- Exercise -
Using the listing below, report all lines holding the word "this".

- Data rows -
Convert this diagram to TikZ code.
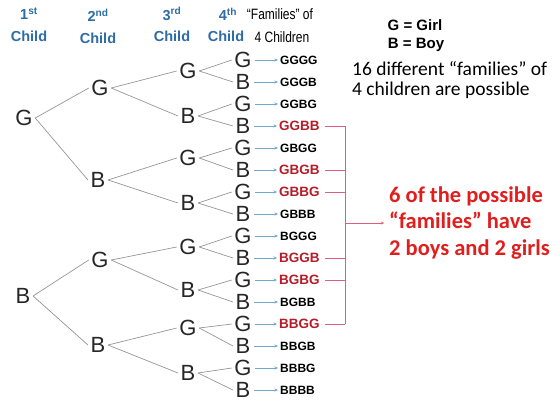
\documentclass[tikz,border=0pt]{standalone}
\usepackage{fontspec}
\setmainfont{Liberation Sans}
\newfontfamily\calibri{Carlito}
\usetikzlibrary{arrows.meta,calc}

\definecolor{headblue}{RGB}{46,108,166}
\definecolor{treegray}{RGB}{150,150,150}
\definecolor{arrowblue}{RGB}{110,170,205}
\definecolor{pairred}{RGB}{180,28,40}
\definecolor{bracketpink}{RGB}{225,95,125}
\definecolor{notered}{RGB}{225,30,30}

\tikzset{
  head/.style={text=headblue, font=\fontsize{14.5}{16}\selectfont\bfseries, inner sep=0pt},
  letter/.style={font=\fontsize{22}{24}\selectfont, inner sep=2.5pt, text=black!85},
  branch/.style={draw=treegray, line width=0.7pt},
  family/.style={anchor=west, inner sep=1pt, font=\fontsize{12}{13}\selectfont\bfseries},
  mixed/.style={family, text=pairred, font=\fontsize{13.5}{15}\selectfont\bfseries},
  pointer/.style={draw=arrowblue, line width=0.6pt, -{Stealth[length=3.5pt,width=3pt]}},
  bracket/.style={draw=bracketpink, line width=0.8pt},
}

\begin{document}
\begin{tikzpicture}[x=1pt,y=-1pt]
\useasboundingbox (0,0) rectangle (560,401);

% column headings
\node[head] (h1a) at (29,14) {1\textsuperscript{st}};
\node[head] (h1b) at (29,36) {Child};
\node[head] (h2a) at (98,15) {2\textsuperscript{nd}};
\node[head] (h2b) at (98,38) {Child};
\node[head] (h3a) at (172,14) {3\textsuperscript{rd}};
\node[head] (h3b) at (172,36) {Child};
\node[head] (h4a) at (228,14) {4\textsuperscript{th}};
\node[head] (h4b) at (226,36) {Child};
\node[inner sep=0pt, font=\fontsize{15}{17}\selectfont] (fa) at (280,14) {\scalebox{0.8}[1]{“Families” of}};
\node[inner sep=0pt, font=\fontsize{15}{17}\selectfont] (fb) at (282,37) {\scalebox{0.8}[1]{4 Children}};

% key
\node[inner sep=0pt, font=\fontsize{15}{17}\selectfont\bfseries] (kg) at (415,25) {G = Girl};
\node[inner sep=0pt, font=\fontsize{15}{17}\selectfont\bfseries] (kb) at (416,45) {B = Boy};
\node[inner sep=0pt, anchor=west, align=left, font=\calibri\fontsize{19.5}{20}\selectfont] (count) at (352,80)
  {16 different “families” of\\4 children are possible};

% first child
\node[letter] (a0) at (24,118) {G};
\node[letter] (a1) at (23,296) {B};

% second child
\node[letter] (b0) at (100,88) {G};
\node[letter] (b1) at (98,180) {B};
\node[letter] (b2) at (100,260) {G};
\node[letter] (b3) at (98,345) {B};

% third child
\foreach \i/\y/\t in {0/71/G,1/116/B,2/158/G,3/203/B,4/247/G,5/290/B,6/328/G,7/373/B}
  \node[letter] (c\i) at (188,\y) {\t};

% fourth child
\foreach \i/\t in {0/G,1/B,2/G,3/B,4/G,5/B,6/G,7/B,8/G,9/B,10/G,11/B,12/G,13/B,14/G,15/B}
  \node[letter] (d\i) at (243,{60+22*\i}) {\t};

% branches
\draw[branch] (a0.east) -- (b0.west);
\draw[branch] (a0.east) -- (b1.west);
\draw[branch] (a1.east) -- (b2.west);
\draw[branch] (a1.east) -- (b3.west);
\foreach \p/\u/\v in {0/0/1,1/2/3,2/4/5,3/6/7} {
  \draw[branch] (b\p.east) -- (c\u.west);
  \draw[branch] (b\p.east) -- (c\v.west);
}
\foreach \p/\u/\v in {0/0/1,1/2/3,2/4/5,3/6/7,4/8/9,5/10/11,6/12/13,7/14/15} {
  \draw[branch] (c\p.east) -- (d\u.west);
  \draw[branch] (c\p.east) -- (d\v.west);
}

% resulting families
\foreach \i/\w in {0/GGGG,1/GGGB,2/GGBG,4/GBGG,7/GBBB,8/BGGG,11/BGBB,13/BBGB,14/BBBG,15/BBBB}
  \node[family] (f\i) at (279,{60+22*\i}) {\w};
\foreach \i/\w in {3/GGBB,5/GBGB,6/GBBG,9/BGGB,10/BGBG,12/BBGG}
  \node[mixed] (f\i) at (278,{60+22*\i}) {\w};
\foreach \i in {0,...,15}
  \draw[pointer] ([xshift=1pt]d\i.east) -- ([xshift=-1pt]f\i.west);

% bracket gathering the two-boy, two-girl families
\coordinate (bartop) at (345,126);
\coordinate (barbot) at (345,324);
\coordinate (barmid) at (345,223);
\draw[bracket] (bartop) -- (barbot);
\foreach \i in {3,5,6,9,10,12}
  \draw[bracket] ([xshift=4pt]f\i.east) -- (f\i.east -| bartop);

\node[inner sep=0pt, anchor=west, align=left, text=notered,
      font=\calibri\fontsize{22.5}{26.5}\selectfont\bfseries] (note) at (389,223)
  {6 of the possible\\“families” have\\2 boys and 2 girls};
\draw[draw=bracketpink, line width=0.8pt, -{Stealth[length=3pt,width=3pt]}] (barmid) -- ([xshift=-5pt]note.west);
\end{tikzpicture}
\end{document}
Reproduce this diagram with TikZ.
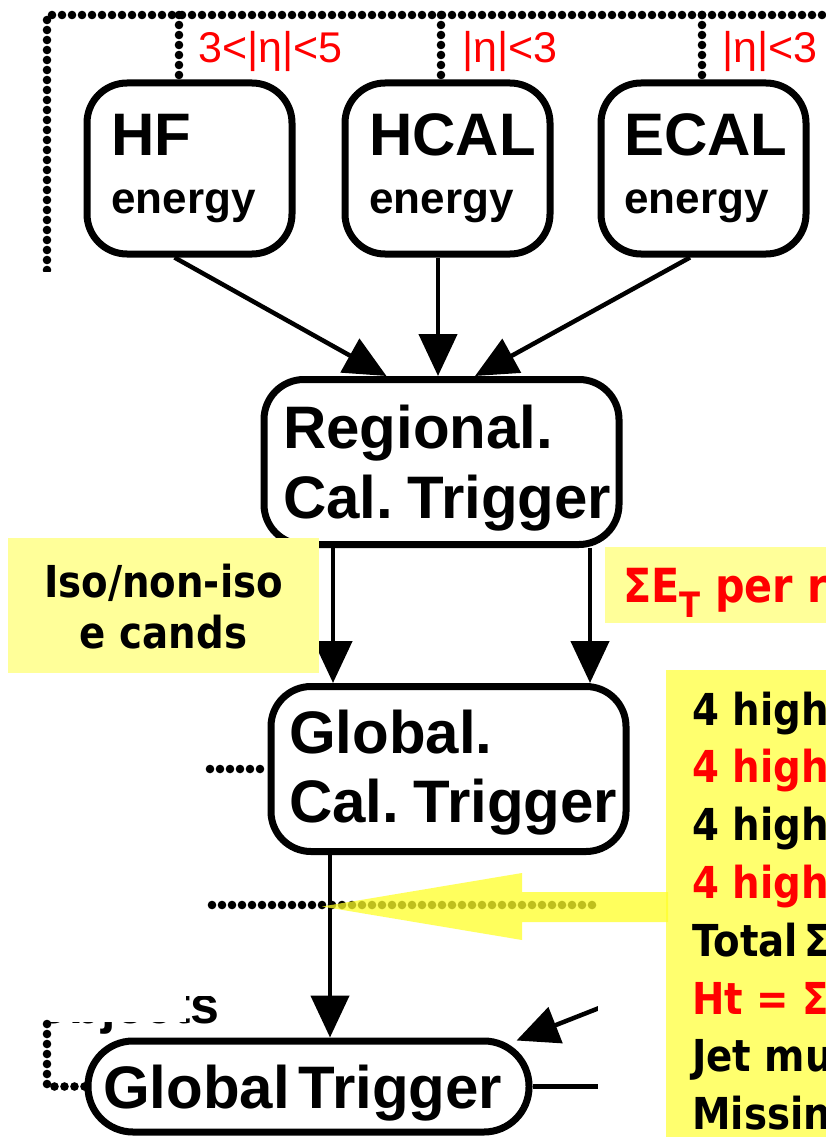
\documentclass[tikz,border=0pt]{standalone}
\usepackage{fontspec}
\setmainfont{Liberation Sans}
\newfontfamily\tah[FakeStretch=0.88]{DejaVu Sans}
\usetikzlibrary{arrows.meta,decorations.markings}
\definecolor{paleyellow}{RGB}{255,255,153}
\definecolor{boxyellow}{RGB}{255,255,110}
\definecolor{arrowyellow}{RGB}{255,255,40}
\definecolor{lblred}{RGB}{255,0,0}
\newcommand\mytightspace{\spaceskip=9pt\relax}
\newcommand\mymidspace{\spaceskip=7pt\relax}
\begin{document}
\begin{tikzpicture}[x=1pt,y=-1pt,
  blk/.style={draw=black, line width=7pt, rounded corners=40pt, inner sep=0pt},
  smallbox/.style={blk, minimum width=205pt, minimum height=171pt},
  bigbox/.style={blk, minimum width=355pt, minimum height=165pt},
  bigtxt/.style={font=\bfseries\fontsize{60}{70}\selectfont, inner sep=0pt, anchor=base west},
  subtxt/.style={font=\bfseries\fontsize{44}{50}\selectfont, inner sep=0pt, anchor=base west},
  etatxt/.style={font=\fontsize{43}{48}\selectfont, text=lblred, inner sep=0pt, anchor=base west},
  slidetxt/.style={font=\tah\bfseries\fontsize{44}{50}\selectfont, inner sep=0pt, anchor=base west},
  dots/.style={decorate, decoration={markings, mark=between positions 0 and 1 step 10pt with {\fill[black] (0,0) circle[radius=4.3pt];}}},
  arr/.style={line width=4.5pt, -{Triangle[length=42pt,width=38pt]}},
  plainline/.style={line width=4.5pt}]
\useasboundingbox (0,0) rectangle (826,1137);
\clip (0,0) rectangle (826,1137);
\fill[white] (0,0) rectangle (826,1137);

% boxes
\node[smallbox] (hf) at (189.5,168.5) {};
\node[smallbox] (hcal) at (447.5,168.5) {};
\node[smallbox] (ecal) at (703.5,168.5) {};
\node[bigbox] (reg) at (441.5,462) {};
\node[bigbox] (glob) at (448.5,769) {};
\node[blk, rounded corners=45pt, minimum width=441pt, minimum height=91pt] (gt) at (308.5,1086.5) {};

% top dotted bus
\coordinate (tl) at (47,15);
\coordinate (tr) at (840,15);
\coordinate (t1) at (179,15);
\coordinate (t2) at (441,15);
\coordinate (t3) at (702,15);
\coordinate (lcut) at (47,300);
\path[dots] (lcut) -- (tl) -- (tr);
\path[dots] (t1) -- (t1 |- hf.north);
\path[dots] (t2) -- (t2 |- hcal.north);
\path[dots] (t3) -- (t3 |- ecal.north);

% partly hidden label and left cover
\node[font=\bfseries\fontsize{52}{60}\selectfont, anchor=base east, inner sep=0pt] (obj) at (220,1023) {objects};
\fill[white] (0,272) rectangle (210,996);
\fill[white] (0,996) rectangle (186,1022);

% eta labels
\node[etatxt] (eta1) at (198,63) {3<|η|<5};
\node[etatxt] (eta2) at (462,63) {|η|<3};
\node[etatxt] (eta3) at (722,63) {|η|<3};

% box texts
\node[bigtxt] (hfA) at (111,155) {HF};
\node[subtxt] (hfB) at (111,213) {energy};
\node[bigtxt] (hcalA) at (369,155) {HCAL};
\node[subtxt] (hcalB) at (369,213) {energy};
\node[bigtxt] (ecalA) at (624,155) {ECAL};
\node[subtxt] (ecalB) at (624,213) {energy};
\node[bigtxt] (regA) at (283,448) {Regional.};
\node[bigtxt] (regB) at (283,518) {\mytightspace Cal. Trigger};
\node[bigtxt] (globA) at (289,753) {Global.};
\node[bigtxt] (globB) at (289,822) {\mytightspace Cal. Trigger};
\node[bigtxt] (gtA) at (103,1108) {\mytightspace Global Trigger};

% arrows
\draw[arr] ([xshift=-15pt]hf.south) -- ([xshift=-55pt]reg.north);
\draw[arr] ([xshift=-9.5pt]hcal.south) -- ([xshift=-3.5pt]reg.north);
\draw[arr] ([xshift=-13.5pt]ecal.south) -- ([xshift=33.5pt]reg.north);
\draw[arr] ([xshift=-108.5pt]reg.south) -- ([xshift=-115.5pt]glob.north);
\draw[arr] ([xshift=148.5pt]reg.south) -- ([xshift=141.5pt]glob.north);
\draw[arr] ([xshift=-118.5pt]glob.south) -- ([xshift=21.5pt]gt.north);
\coordinate (inR) at (650,988);
\draw[arr] (inR) -- ([xshift=-16pt,yshift=-3pt]gt.north east);
\coordinate (outR) at (650,1086.5);
\draw[plainline] (gt.east) -- (outR);

% dotted side links
\coordinate (d1) at (210,769);
\path[dots] (d1) -- (glob.west);
\coordinate (d2a) at (212,905);
\coordinate (d2b) at (598,905);
\path[dots] (d2a) -- (d2b);
\coordinate (d3) at (47,1024);
\path[dots] (d3) |- (gt.west);

% right cover
\fill[white] (598,860) rectangle (666,1137);

% yellow slide boxes
\fill[paleyellow] (8,538) rectangle (319,673);
\node[slidetxt, anchor=base] (iso1) at (163.5,597) {Iso/non-iso};
\node[slidetxt, anchor=base] (iso2) at (163.5,648) {e cands};
\fill[paleyellow] (605,547) rectangle (840,623);
\node[slidetxt, text=lblred, font=\tah\bfseries\fontsize{47}{50}\selectfont] (sumet) at (623,602) {Σ{}E\raisebox{-15pt}{\fontsize{35}{35}\selectfont T} per r};
\fill[boxyellow] (666,670) rectangle (840,1140);
\node[slidetxt] (l1) at (692,725) {4 high};
\node[slidetxt, text=lblred] (l2) at (692,782.8) {4 high};
\node[slidetxt] (l3) at (692,840.6) {4 high};
\node[slidetxt, text=lblred] (l4) at (692,898.4) {4 high};
\node[slidetxt] (l5) at (692,956.2) {\mymidspace Total Σ};
\node[slidetxt, text=lblred] (l6) at (692,1014) {Ht = Σ};
\node[slidetxt] (l7) at (692,1071.8) {Jet mu};
\node[slidetxt] (l8) at (692,1129.6) {Missin};

% yellow block arrow
\fill[arrowyellow, opacity=0.75] (668,892) -- (522,892) -- (522,873) -- (322,906.5) -- (522,940) -- (522,922) -- (668,922) -- cycle;
\end{tikzpicture}
\end{document}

- Expected answer -
Convert this diagram to TikZ code.
Reproduce this diagram with TikZ.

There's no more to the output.